Prompt =
Reproduce the listing below in full and without alteration, apart from its pictures.

Source material =
#####

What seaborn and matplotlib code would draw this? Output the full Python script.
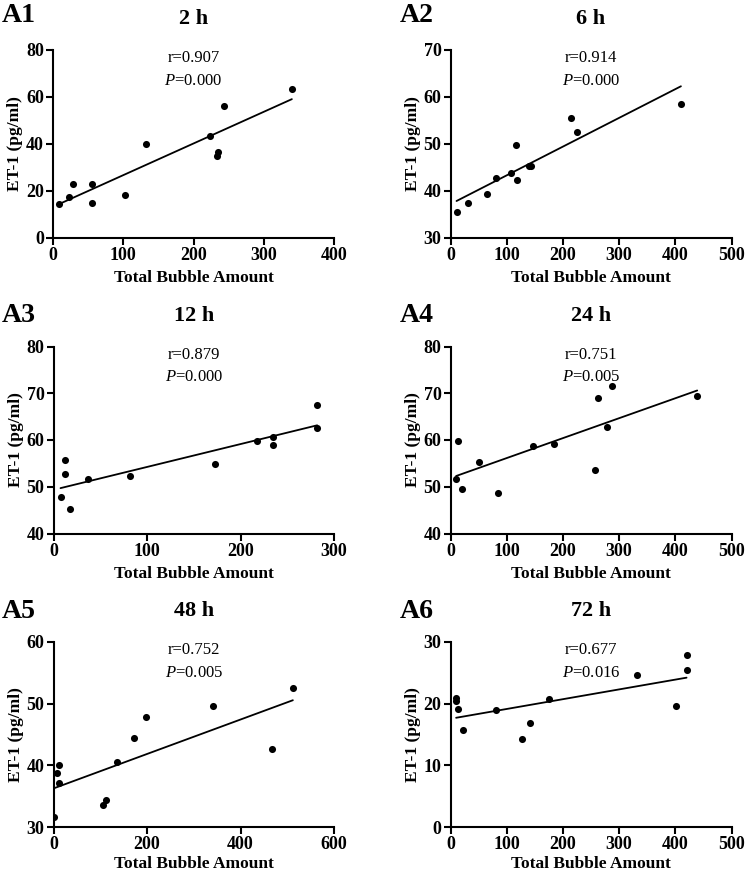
import matplotlib
matplotlib.use("Agg")
import matplotlib.pyplot as plt
import seaborn as sns
import numpy as np
import pandas as pd

# ---- data ----
labels = ["A1", "A2", "A3", "A4", "A5", "A6"]
titles = ["2 h", "6 h", "12 h", "24 h", "48 h", "72 h"]
r_texts = ["r=0.907", "r=0.914", "r=0.879", "r=0.751", "r=0.752", "r=0.677"]
p_texts = ["0.000", "0.000", "0.000", "0.005", "0.005", "0.016"]

x_a1 = [8, 23, 28, 56, 56, 103, 133, 223, 235, 233, 243, 340]
y_a1 = [14.3, 17.2, 22.8, 22.8, 14.8, 17.9, 39.9, 43.1, 36.5, 34.6, 56.0, 63.3]

x_a2 = [10.7, 30.8, 65.8, 80.7, 108.5, 115.7, 118, 140, 143, 215, 225, 410]
y_a2 = [35.5, 37.3, 39.3, 42.6, 43.7, 49.8, 42.2, 45.2, 45.3, 55.6, 52.6, 58.4]

x_a3 = [7.5, 12, 12, 17.4, 37.4, 82, 172.6, 217.4, 235, 235, 282, 282]
y_a3 = [47.8, 55.7, 52.8, 45.2, 51.7, 52.4, 54.8, 59.8, 60.7, 59.0, 67.5, 62.6]

x_a4 = [10, 13, 20.8, 50.4, 85.4, 146, 185, 258, 263, 278, 288, 439]
y_a4 = [51.7, 59.8, 49.6, 55.3, 48.7, 58.7, 59.1, 53.6, 69.0, 62.8, 71.6, 69.4]

x_a5 = [2, 7, 10.7, 12.8, 106.8, 112.5, 136.7, 172, 197, 342, 467, 512]
y_a5 = [31.7, 38.7, 40.0, 37.1, 33.5, 34.3, 40.5, 44.5, 47.8, 49.7, 42.7, 52.6]

x_a6 = [10, 10, 13, 23, 80.7, 128, 140.6, 175, 331, 402, 420, 420]
y_a6 = [20.9, 20.5, 19.2, 15.7, 18.9, 14.2, 16.9, 20.8, 24.6, 19.7, 27.9, 25.5]

xs = [x_a1, x_a2, x_a3, x_a4, x_a5, x_a6]
ys = [y_a1, y_a2, y_a3, y_a4, y_a5, y_a6]

x_ticks = [[0, 100, 200, 300, 400], [0, 100, 200, 300, 400, 500], [0, 100, 200, 300],
           [0, 100, 200, 300, 400, 500], [0, 200, 400, 600], [0, 100, 200, 300, 400, 500]]
y_ticks = [[0, 20, 40, 60, 80], [30, 40, 50, 60, 70], [40, 50, 60, 70, 80],
           [40, 50, 60, 70, 80], [30, 40, 50, 60], [0, 10, 20, 30]]

# ---- style ----
sns.set_style("ticks")
plt.rcParams['font.family'] = ['Liberation Serif', 'DejaVu Serif']
plt.rcParams['mathtext.fontset'] = 'custom'
plt.rcParams['mathtext.rm'] = 'Liberation Serif'
plt.rcParams['mathtext.it'] = 'Liberation Serif:italic'
plt.rcParams['text.color'] = 'black'
plt.rcParams['axes.labelcolor'] = 'black'
plt.rcParams['xtick.color'] = 'black'
plt.rcParams['ytick.color'] = 'black'
plt.rcParams['axes.edgecolor'] = 'black'

W, H = 745, 877
fig = plt.figure(figsize=(W / 100, H / 100), dpi=100)

# axes boxes in pixels: (left, top, right, bottom)
boxes = [(53, 49.5, 334, 237.5), (450.5, 50, 731.5, 237.5),
         (53.5, 346.5, 334, 533.5), (450.5, 346.5, 731.5, 533.5),
         (53.5, 642, 334, 827), (450.5, 642, 731.5, 827)]
label_pos = [(2, 16), (400, 16), (2, 316), (400, 316), (2, 612), (400, 612)]
title_y = [19, 19, 316, 316, 611, 611]
xlabel_pad = [5, 5, 5, 5, 2.5, 2.5]

for i in range(6):
    l, t, r, b = boxes[i]
    ax = fig.add_axes([l / W, 1 - b / H, (r - l) / W, (b - t) / H])
    df = pd.DataFrame({"x": xs[i], "y": ys[i]})
    sns.regplot(data=df, x="x", y="y", ax=ax, ci=None, truncate=True,
                scatter_kws=dict(s=26, color="black", alpha=1, linewidths=0, zorder=3),
                line_kws=dict(color="black", lw=1.3, alpha=1))
    ax.set_xlim(x_ticks[i][0], x_ticks[i][-1])
    ax.set_ylim(y_ticks[i][0], y_ticks[i][-1])
    ax.set_xticks(x_ticks[i])
    ax.set_yticks(y_ticks[i])
    sns.despine(ax=ax)
    for sp in ["left", "bottom"]:
        ax.spines[sp].set_linewidth(1.5)
        ax.spines[sp].set_color("black")
    ax.tick_params(axis="both", direction="out", length=5, width=1.5, color="black",
                   labelcolor="black", labelsize=13, pad=1.5)
    for lab in ax.get_xticklabels() + ax.get_yticklabels():
        lab.set_fontweight("bold")
    ax.set_xlabel("Total Bubble Amount", fontsize=12.5, fontweight="bold",
                  labelpad=xlabel_pad[i], color="black")
    ax.set_ylabel("ET-1 (pg/ml)", fontsize=12.5, fontweight="bold", labelpad=2,
                  color="black")
    ax.text(0.5, 0.955, r_texts[i], transform=ax.transAxes, ha="center", va="center",
            fontsize=12, color="black")
    ax.text(0.5, 0.835, r"$\mathit{P}$=" + p_texts[i], transform=ax.transAxes,
            ha="center", va="center", fontsize=12, color="black")
    fig.text(label_pos[i][0] / W, 1 - label_pos[i][1] / H, labels[i], ha="left",
             va="center", fontsize=20, fontweight="bold", color="black")
    fig.text(((l + r) / 2) / W, 1 - title_y[i] / H, titles[i], ha="center",
             va="center", fontsize=16, fontweight="bold", color="black")

fig.savefig("out.png", dpi=100)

#####

Response =
What seaborn and matplotlib code would draw this? Output the full Python script.
import matplotlib
matplotlib.use("Agg")
import matplotlib.pyplot as plt
import seaborn as sns
import numpy as np
import pandas as pd

# ---- data ----
labels = ["A1", "A2", "A3", "A4", "A5", "A6"]
titles = ["2 h", "6 h", "12 h", "24 h", "48 h", "72 h"]
r_texts = ["r=0.907", "r=0.914", "r=0.879", "r=0.751", "r=0.752", "r=0.677"]
p_texts = ["0.000", "0.000", "0.000", "0.005", "0.005", "0.016"]

x_a1 = [8, 23, 28, 56, 56, 103, 133, 223, 235, 233, 243, 340]
y_a1 = [14.3, 17.2, 22.8, 22.8, 14.8, 17.9, 39.9, 43.1, 36.5, 34.6, 56.0, 63.3]

x_a2 = [10.7, 30.8, 65.8, 80.7, 108.5, 115.7, 118, 140, 143, 215, 225, 410]
y_a2 = [35.5, 37.3, 39.3, 42.6, 43.7, 49.8, 42.2, 45.2, 45.3, 55.6, 52.6, 58.4]

x_a3 = [7.5, 12, 12, 17.4, 37.4, 82, 172.6, 217.4, 235, 235, 282, 282]
y_a3 = [47.8, 55.7, 52.8, 45.2, 51.7, 52.4, 54.8, 59.8, 60.7, 59.0, 67.5, 62.6]

x_a4 = [10, 13, 20.8, 50.4, 85.4, 146, 185, 258, 263, 278, 288, 439]
y_a4 = [51.7, 59.8, 49.6, 55.3, 48.7, 58.7, 59.1, 53.6, 69.0, 62.8, 71.6, 69.4]

x_a5 = [2, 7, 10.7, 12.8, 106.8, 112.5, 136.7, 172, 197, 342, 467, 512]
y_a5 = [31.7, 38.7, 40.0, 37.1, 33.5, 34.3, 40.5, 44.5, 47.8, 49.7, 42.7, 52.6]

x_a6 = [10, 10, 13, 23, 80.7, 128, 140.6, 175, 331, 402, 420, 420]
y_a6 = [20.9, 20.5, 19.2, 15.7, 18.9, 14.2, 16.9, 20.8, 24.6, 19.7, 27.9, 25.5]

xs = [x_a1, x_a2, x_a3, x_a4, x_a5, x_a6]
ys = [y_a1, y_a2, y_a3, y_a4, y_a5, y_a6]

x_ticks = [[0, 100, 200, 300, 400], [0, 100, 200, 300, 400, 500], [0, 100, 200, 300],
           [0, 100, 200, 300, 400, 500], [0, 200, 400, 600], [0, 100, 200, 300, 400, 500]]
y_ticks = [[0, 20, 40, 60, 80], [30, 40, 50, 60, 70], [40, 50, 60, 70, 80],
           [40, 50, 60, 70, 80], [30, 40, 50, 60], [0, 10, 20, 30]]

# ---- style ----
sns.set_style("ticks")
plt.rcParams['font.family'] = ['Liberation Serif', 'DejaVu Serif']
plt.rcParams['mathtext.fontset'] = 'custom'
plt.rcParams['mathtext.rm'] = 'Liberation Serif'
plt.rcParams['mathtext.it'] = 'Liberation Serif:italic'
plt.rcParams['text.color'] = 'black'
plt.rcParams['axes.labelcolor'] = 'black'
plt.rcParams['xtick.color'] = 'black'
plt.rcParams['ytick.color'] = 'black'
plt.rcParams['axes.edgecolor'] = 'black'

W, H = 745, 877
fig = plt.figure(figsize=(W / 100, H / 100), dpi=100)

# axes boxes in pixels: (left, top, right, bottom)
boxes = [(53, 49.5, 334, 237.5), (450.5, 50, 731.5, 237.5),
         (53.5, 346.5, 334, 533.5), (450.5, 346.5, 731.5, 533.5),
         (53.5, 642, 334, 827), (450.5, 642, 731.5, 827)]
label_pos = [(2, 16), (400, 16), (2, 316), (400, 316), (2, 612), (400, 612)]
title_y = [19, 19, 316, 316, 611, 611]
xlabel_pad = [5, 5, 5, 5, 2.5, 2.5]

for i in range(6):
    l, t, r, b = boxes[i]
    ax = fig.add_axes([l / W, 1 - b / H, (r - l) / W, (b - t) / H])
    df = pd.DataFrame({"x": xs[i], "y": ys[i]})
    sns.regplot(data=df, x="x", y="y", ax=ax, ci=None, truncate=True,
                scatter_kws=dict(s=26, color="black", alpha=1, linewidths=0, zorder=3),
                line_kws=dict(color="black", lw=1.3, alpha=1))
    ax.set_xlim(x_ticks[i][0], x_ticks[i][-1])
    ax.set_ylim(y_ticks[i][0], y_ticks[i][-1])
    ax.set_xticks(x_ticks[i])
    ax.set_yticks(y_ticks[i])
    sns.despine(ax=ax)
    for sp in ["left", "bottom"]:
        ax.spines[sp].set_linewidth(1.5)
        ax.spines[sp].set_color("black")
    ax.tick_params(axis="both", direction="out", length=5, width=1.5, color="black",
                   labelcolor="black", labelsize=13, pad=1.5)
    for lab in ax.get_xticklabels() + ax.get_yticklabels():
        lab.set_fontweight("bold")
    ax.set_xlabel("Total Bubble Amount", fontsize=12.5, fontweight="bold",
                  labelpad=xlabel_pad[i], color="black")
    ax.set_ylabel("ET-1 (pg/ml)", fontsize=12.5, fontweight="bold", labelpad=2,
                  color="black")
    ax.text(0.5, 0.955, r_texts[i], transform=ax.transAxes, ha="center", va="center",
            fontsize=12, color="black")
    ax.text(0.5, 0.835, r"$\mathit{P}$=" + p_texts[i], transform=ax.transAxes,
            ha="center", va="center", fontsize=12, color="black")
    fig.text(label_pos[i][0] / W, 1 - label_pos[i][1] / H, labels[i], ha="left",
             va="center", fontsize=20, fontweight="bold", color="black")
    fig.text(((l + r) / 2) / W, 1 - title_y[i] / H, titles[i], ha="center",
             va="center", fontsize=16, fontweight="bold", color="black")

fig.savefig("out.png", dpi=100)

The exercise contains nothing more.